Al cristiano no nos salva la cruz, sino el crucificado, no nos salva el dolor ni el sacrificio inútil, nos salva la certeza de que toda entrega tiene la recompensa de la resurrección, tiene el valor de la vida nueva, tiene la riqueza del amor regalado. De este modo no es un dolor inútil, ni siquiera la utilidad del dolor, sino la evangelización que hay tras la ofrenda de amor al hombre. Dios se hizo esclavo, Dios se hizo último, Dios se hizo servidor de todos desde las migajas de la cruz. Aquel que se conformó con darle migajas a la madre para su hija, hoy se hace migaja, hoy se con-forma con las migajas que es su muerte en cruz. Muchos solo verán la pasión vacía, otros veremos tal dimensión de Pasión que nos con-mueva y transforme interiormente, haciendo que todo lo mundano sea relativo y todo lo divino sepa infinito.

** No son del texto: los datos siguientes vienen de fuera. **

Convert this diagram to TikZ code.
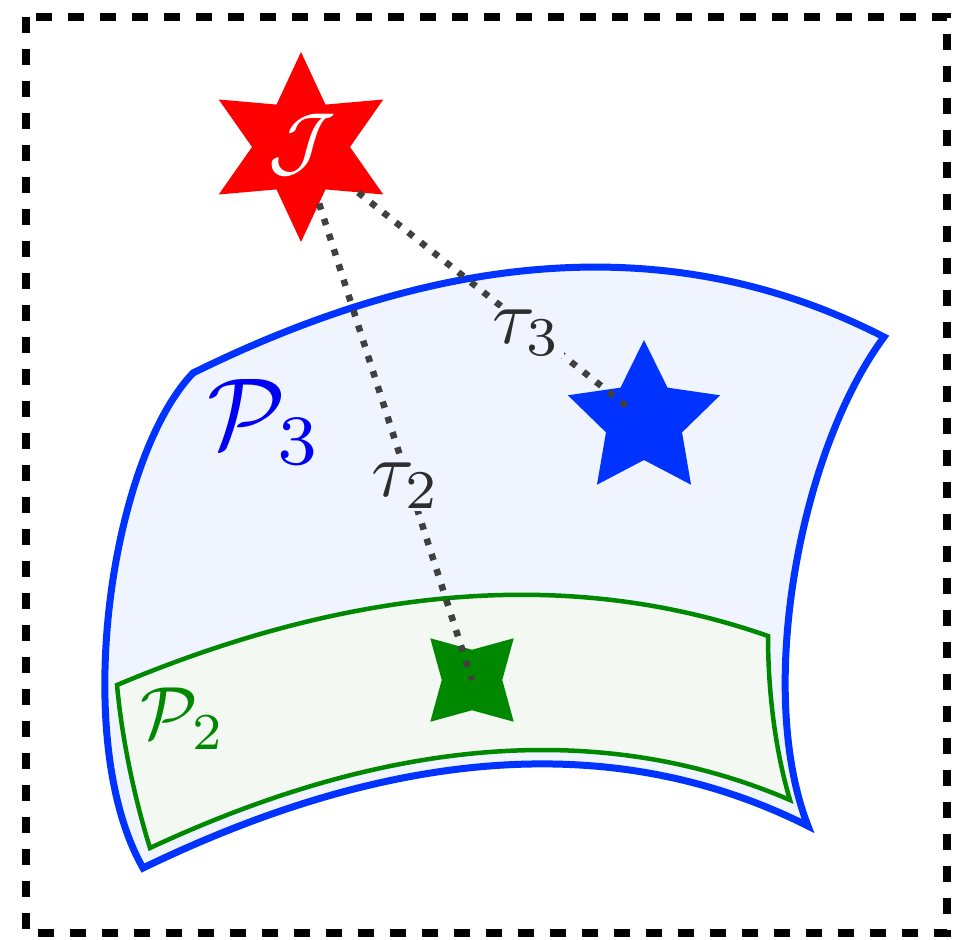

Con el rasgarse del velo del templo de Jerusalén, se rasga la religión del ritual vacío, para dar comienzo a la religión de la Presencia Real, de la existencia, del Espíritu Santo dador de vida. La aclamación del romano: “verdaderamente este era el Hijo de Dios”, supone la esperanza que no defrauda. La conversión de quien parecía indiferente y que ante el testimonio se conmueve y convierte en alguien nuevo. Es un creer con amor lo que promueve la entrega en la cruz. Es un creer desde la cruz lo que nos muestra Jesús.

Creer en Dios cobra la riqueza de situarnos en el interior del costado de Cristo, y ver el mundo desde la llaga de la lanzada, como si esta supusiera una llamada al amor sin barreras, una puerta de acceso al universo interior de Dios. Esto nos permite mirar el mundo con ojos amorosos, colmados del firme deseo de ser sangre derramada para otros. Qué precioso es contemplar el mundo desde ahí, esto nos evita el peligro del vértigo de la enormidad de la mies, y nos invita a confiar sabiéndonos entregados a Cristo.

Abrir el alma al encuentro 

Ser instrumento, ser con Jesús, este es sencillamente el reto de esta Cuaresma, de esta vida personal. Esta Semana Santa es la semana de la disposición, de la apertura, de abrir el alma al encuentro, de la oración que habla al Dios que vive en ti y que busca ser luz en los demás, en definitiva, una semana necesaria para profundizar.

Siguiendo la dinámica de composición de lugar de San Ignacio, sería precioso situarnos en la escena del Evangelio de Mateo 27, 59-61. Estamos junto a María Magdalena y la otra María sentados junto al sepulcro donde acaban de cerrar con la piedra. Un recoger olores de la frialdad del momento, un recoger la temperatura fría exterior, pero de la que somos perfectamente sensibles. Porque al recoger el sentir de ambas mujeres nos damos cuenta que nada exterior cala en ellas. Están totalmente sumidas en su oración personal. No necesitan ni hablar entre ellas, están sumidas en sus pensamientos, en sus recuerdos, en sus experiencias.

Es una escena preciosa y sencilla, con esos guardias que vigilan que nadie haga nada extraño con la piedra y el cadáver. Pero en la que nada de todo eso entra en nuestra reflexión. Es un recogimiento de todas las cosas para en ese silencio mirarnos.

Cristo resucitado 

Ahora es un momento de aprender a Creer con Jesús, de contemplar el mundo con Él. De situarnos cómo Cristo resucitado también contempla esa escena junto a nosotros, cómo desea calmarlas y cómo nosotros las abrazamos como él haría y así actuamos con Él.

Es una escena cálida de repente, de lágrimas secándose y hasta ese moquillo propio de haber llorado tanto. Pero ya con la calma interior de reponernos y confiar. Recordamos esa frase que le dijo a Marta cuando la resurrección de Lázaro: “todo el que vive y cree en mí, no morirá jamás ¿Crees esto?” (Jn 11, 26). Sentimos en nuestro corazón cómo este late más calmado, cómo siente la confianza que da saber que esas palabras como a los discípulos de Emaús nos calientan el corazón cuando las recordamos. Sabemos que Él tiene Palabras de vida eterna. Sabemos que Él está vivo.

Precioso acabar esta meditación con esta escena, con esta contemplación, disponiendo el alma para una vez serenada con la certeza de su Resurrección, descubrir cuanto bien nos ha hecho a lo largo de la vida, y cómo hemos de estar serenos, no nos va a pedir nada que no podamos dar. No vamos a sufrir persecuciones o injusticias, o al menos estas no saben a nada a la luz de esta escena. Nada sabe complicado, huele difícil, suena imposible, sino que todo con este corazón sereno nos parece accesible y viable. Porque si Tú vas conmigo, sé que esta serenidad me permitirá llegar donde no sé, donde no espero, donde ni imagino.